__INFORMATION PROVIDED__.
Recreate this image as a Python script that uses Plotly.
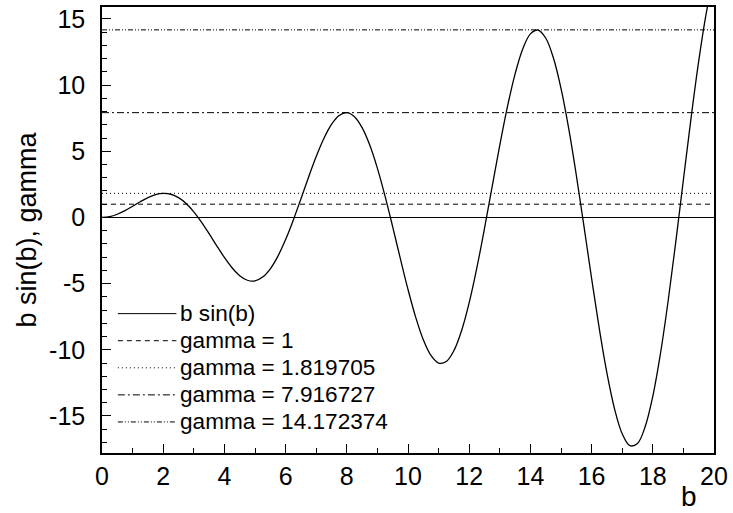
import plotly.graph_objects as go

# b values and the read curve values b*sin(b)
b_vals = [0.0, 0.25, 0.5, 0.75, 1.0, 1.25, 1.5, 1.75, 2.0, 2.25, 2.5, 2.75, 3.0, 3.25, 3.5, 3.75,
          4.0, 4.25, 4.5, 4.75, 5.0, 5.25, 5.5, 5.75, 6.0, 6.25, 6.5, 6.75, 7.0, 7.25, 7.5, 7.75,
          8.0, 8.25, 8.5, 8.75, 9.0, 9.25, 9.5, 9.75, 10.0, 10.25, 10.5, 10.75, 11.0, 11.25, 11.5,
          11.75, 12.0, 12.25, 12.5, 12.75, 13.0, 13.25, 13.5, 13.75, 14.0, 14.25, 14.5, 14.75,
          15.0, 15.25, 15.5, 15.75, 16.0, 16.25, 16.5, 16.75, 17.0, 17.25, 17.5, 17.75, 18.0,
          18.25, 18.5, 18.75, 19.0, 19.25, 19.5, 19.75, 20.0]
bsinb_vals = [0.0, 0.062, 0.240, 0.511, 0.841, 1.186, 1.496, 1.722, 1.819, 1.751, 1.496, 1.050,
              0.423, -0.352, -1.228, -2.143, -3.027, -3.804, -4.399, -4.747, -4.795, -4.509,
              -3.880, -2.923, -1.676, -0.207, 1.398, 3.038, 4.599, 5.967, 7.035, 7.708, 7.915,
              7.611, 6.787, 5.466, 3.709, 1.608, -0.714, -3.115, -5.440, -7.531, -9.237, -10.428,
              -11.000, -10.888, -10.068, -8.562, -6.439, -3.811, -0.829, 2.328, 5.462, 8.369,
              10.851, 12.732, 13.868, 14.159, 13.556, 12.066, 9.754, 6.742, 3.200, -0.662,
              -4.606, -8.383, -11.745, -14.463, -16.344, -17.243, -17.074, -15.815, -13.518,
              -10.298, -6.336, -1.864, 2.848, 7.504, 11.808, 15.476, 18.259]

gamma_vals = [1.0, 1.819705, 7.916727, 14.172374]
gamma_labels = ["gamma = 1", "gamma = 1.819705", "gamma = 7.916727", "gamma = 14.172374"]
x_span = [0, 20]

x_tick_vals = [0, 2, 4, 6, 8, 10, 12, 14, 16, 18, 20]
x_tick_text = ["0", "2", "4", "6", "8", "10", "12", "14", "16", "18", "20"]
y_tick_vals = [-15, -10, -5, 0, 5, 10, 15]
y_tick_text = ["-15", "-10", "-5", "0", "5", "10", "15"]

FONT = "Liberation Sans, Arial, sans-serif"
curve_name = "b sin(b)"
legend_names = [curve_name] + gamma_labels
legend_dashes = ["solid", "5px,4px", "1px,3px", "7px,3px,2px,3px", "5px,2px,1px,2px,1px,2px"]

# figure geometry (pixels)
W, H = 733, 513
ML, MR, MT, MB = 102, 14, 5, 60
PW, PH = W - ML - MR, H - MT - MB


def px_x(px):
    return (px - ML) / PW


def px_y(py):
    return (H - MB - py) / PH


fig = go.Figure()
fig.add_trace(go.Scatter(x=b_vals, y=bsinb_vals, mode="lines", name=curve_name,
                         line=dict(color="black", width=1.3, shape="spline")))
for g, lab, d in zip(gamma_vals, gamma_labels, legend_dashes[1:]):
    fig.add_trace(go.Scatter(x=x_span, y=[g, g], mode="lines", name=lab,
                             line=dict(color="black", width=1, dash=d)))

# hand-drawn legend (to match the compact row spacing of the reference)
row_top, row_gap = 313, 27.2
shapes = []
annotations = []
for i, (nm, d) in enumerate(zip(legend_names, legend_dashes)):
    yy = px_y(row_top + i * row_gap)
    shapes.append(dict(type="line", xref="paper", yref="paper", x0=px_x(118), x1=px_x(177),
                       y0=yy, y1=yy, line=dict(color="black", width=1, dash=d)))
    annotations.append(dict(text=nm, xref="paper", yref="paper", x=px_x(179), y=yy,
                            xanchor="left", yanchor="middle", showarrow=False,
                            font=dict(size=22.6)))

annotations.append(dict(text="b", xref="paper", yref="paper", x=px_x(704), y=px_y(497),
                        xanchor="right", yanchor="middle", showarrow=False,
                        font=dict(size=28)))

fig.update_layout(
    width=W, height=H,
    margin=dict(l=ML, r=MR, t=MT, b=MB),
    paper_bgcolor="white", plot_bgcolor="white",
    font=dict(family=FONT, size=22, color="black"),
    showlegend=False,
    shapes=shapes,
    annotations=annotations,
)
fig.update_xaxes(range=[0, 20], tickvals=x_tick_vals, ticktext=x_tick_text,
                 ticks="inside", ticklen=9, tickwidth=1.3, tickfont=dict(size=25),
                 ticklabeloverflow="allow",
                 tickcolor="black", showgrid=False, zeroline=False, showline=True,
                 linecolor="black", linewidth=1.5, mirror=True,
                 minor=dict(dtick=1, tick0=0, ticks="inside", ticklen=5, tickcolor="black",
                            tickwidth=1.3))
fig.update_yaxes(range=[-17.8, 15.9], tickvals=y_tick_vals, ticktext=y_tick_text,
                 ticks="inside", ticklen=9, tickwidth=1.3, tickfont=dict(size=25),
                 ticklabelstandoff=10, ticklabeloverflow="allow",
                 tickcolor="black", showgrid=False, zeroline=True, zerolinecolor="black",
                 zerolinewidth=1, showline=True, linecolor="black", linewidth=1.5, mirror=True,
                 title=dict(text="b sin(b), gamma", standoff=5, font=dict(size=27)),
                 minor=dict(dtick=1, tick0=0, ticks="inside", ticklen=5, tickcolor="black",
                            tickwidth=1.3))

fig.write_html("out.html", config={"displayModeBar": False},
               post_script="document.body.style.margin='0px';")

__WHAT IS NEEDED__. Strip out the pictures and quote the remaining data word for word.

__RESPONSE TO THE EXERCISE__.
Recreate this image as a Python script that uses Plotly.
import plotly.graph_objects as go

# b values and the read curve values b*sin(b)
b_vals = [0.0, 0.25, 0.5, 0.75, 1.0, 1.25, 1.5, 1.75, 2.0, 2.25, 2.5, 2.75, 3.0, 3.25, 3.5, 3.75,
          4.0, 4.25, 4.5, 4.75, 5.0, 5.25, 5.5, 5.75, 6.0, 6.25, 6.5, 6.75, 7.0, 7.25, 7.5, 7.75,
          8.0, 8.25, 8.5, 8.75, 9.0, 9.25, 9.5, 9.75, 10.0, 10.25, 10.5, 10.75, 11.0, 11.25, 11.5,
          11.75, 12.0, 12.25, 12.5, 12.75, 13.0, 13.25, 13.5, 13.75, 14.0, 14.25, 14.5, 14.75,
          15.0, 15.25, 15.5, 15.75, 16.0, 16.25, 16.5, 16.75, 17.0, 17.25, 17.5, 17.75, 18.0,
          18.25, 18.5, 18.75, 19.0, 19.25, 19.5, 19.75, 20.0]
bsinb_vals = [0.0, 0.062, 0.240, 0.511, 0.841, 1.186, 1.496, 1.722, 1.819, 1.751, 1.496, 1.050,
              0.423, -0.352, -1.228, -2.143, -3.027, -3.804, -4.399, -4.747, -4.795, -4.509,
              -3.880, -2.923, -1.676, -0.207, 1.398, 3.038, 4.599, 5.967, 7.035, 7.708, 7.915,
              7.611, 6.787, 5.466, 3.709, 1.608, -0.714, -3.115, -5.440, -7.531, -9.237, -10.428,
              -11.000, -10.888, -10.068, -8.562, -6.439, -3.811, -0.829, 2.328, 5.462, 8.369,
              10.851, 12.732, 13.868, 14.159, 13.556, 12.066, 9.754, 6.742, 3.200, -0.662,
              -4.606, -8.383, -11.745, -14.463, -16.344, -17.243, -17.074, -15.815, -13.518,
              -10.298, -6.336, -1.864, 2.848, 7.504, 11.808, 15.476, 18.259]

gamma_vals = [1.0, 1.819705, 7.916727, 14.172374]
gamma_labels = ["gamma = 1", "gamma = 1.819705", "gamma = 7.916727", "gamma = 14.172374"]
x_span = [0, 20]

x_tick_vals = [0, 2, 4, 6, 8, 10, 12, 14, 16, 18, 20]
x_tick_text = ["0", "2", "4", "6", "8", "10", "12", "14", "16", "18", "20"]
y_tick_vals = [-15, -10, -5, 0, 5, 10, 15]
y_tick_text = ["-15", "-10", "-5", "0", "5", "10", "15"]

FONT = "Liberation Sans, Arial, sans-serif"
curve_name = "b sin(b)"
legend_names = [curve_name] + gamma_labels
legend_dashes = ["solid", "5px,4px", "1px,3px", "7px,3px,2px,3px", "5px,2px,1px,2px,1px,2px"]

# figure geometry (pixels)
W, H = 733, 513
ML, MR, MT, MB = 102, 14, 5, 60
PW, PH = W - ML - MR, H - MT - MB


def px_x(px):
    return (px - ML) / PW


def px_y(py):
    return (H - MB - py) / PH


fig = go.Figure()
fig.add_trace(go.Scatter(x=b_vals, y=bsinb_vals, mode="lines", name=curve_name,
                         line=dict(color="black", width=1.3, shape="spline")))
for g, lab, d in zip(gamma_vals, gamma_labels, legend_dashes[1:]):
    fig.add_trace(go.Scatter(x=x_span, y=[g, g], mode="lines", name=lab,
                             line=dict(color="black", width=1, dash=d)))

# hand-drawn legend (to match the compact row spacing of the reference)
row_top, row_gap = 313, 27.2
shapes = []
annotations = []
for i, (nm, d) in enumerate(zip(legend_names, legend_dashes)):
    yy = px_y(row_top + i * row_gap)
    shapes.append(dict(type="line", xref="paper", yref="paper", x0=px_x(118), x1=px_x(177),
                       y0=yy, y1=yy, line=dict(color="black", width=1, dash=d)))
    annotations.append(dict(text=nm, xref="paper", yref="paper", x=px_x(179), y=yy,
                            xanchor="left", yanchor="middle", showarrow=False,
                            font=dict(size=22.6)))

annotations.append(dict(text="b", xref="paper", yref="paper", x=px_x(704), y=px_y(497),
                        xanchor="right", yanchor="middle", showarrow=False,
                        font=dict(size=28)))

fig.update_layout(
    width=W, height=H,
    margin=dict(l=ML, r=MR, t=MT, b=MB),
    paper_bgcolor="white", plot_bgcolor="white",
    font=dict(family=FONT, size=22, color="black"),
    showlegend=False,
    shapes=shapes,
    annotations=annotations,
)
fig.update_xaxes(range=[0, 20], tickvals=x_tick_vals, ticktext=x_tick_text,
                 ticks="inside", ticklen=9, tickwidth=1.3, tickfont=dict(size=25),
                 ticklabeloverflow="allow",
                 tickcolor="black", showgrid=False, zeroline=False, showline=True,
                 linecolor="black", linewidth=1.5, mirror=True,
                 minor=dict(dtick=1, tick0=0, ticks="inside", ticklen=5, tickcolor="black",
                            tickwidth=1.3))
fig.update_yaxes(range=[-17.8, 15.9], tickvals=y_tick_vals, ticktext=y_tick_text,
                 ticks="inside", ticklen=9, tickwidth=1.3, tickfont=dict(size=25),
                 ticklabelstandoff=10, ticklabeloverflow="allow",
                 tickcolor="black", showgrid=False, zeroline=True, zerolinecolor="black",
                 zerolinewidth=1, showline=True, linecolor="black", linewidth=1.5, mirror=True,
                 title=dict(text="b sin(b), gamma", standoff=5, font=dict(size=27)),
                 minor=dict(dtick=1, tick0=0, ticks="inside", ticklen=5, tickcolor="black",
                            tickwidth=1.3))

fig.write_html("out.html", config={"displayModeBar": False},
               post_script="document.body.style.margin='0px';")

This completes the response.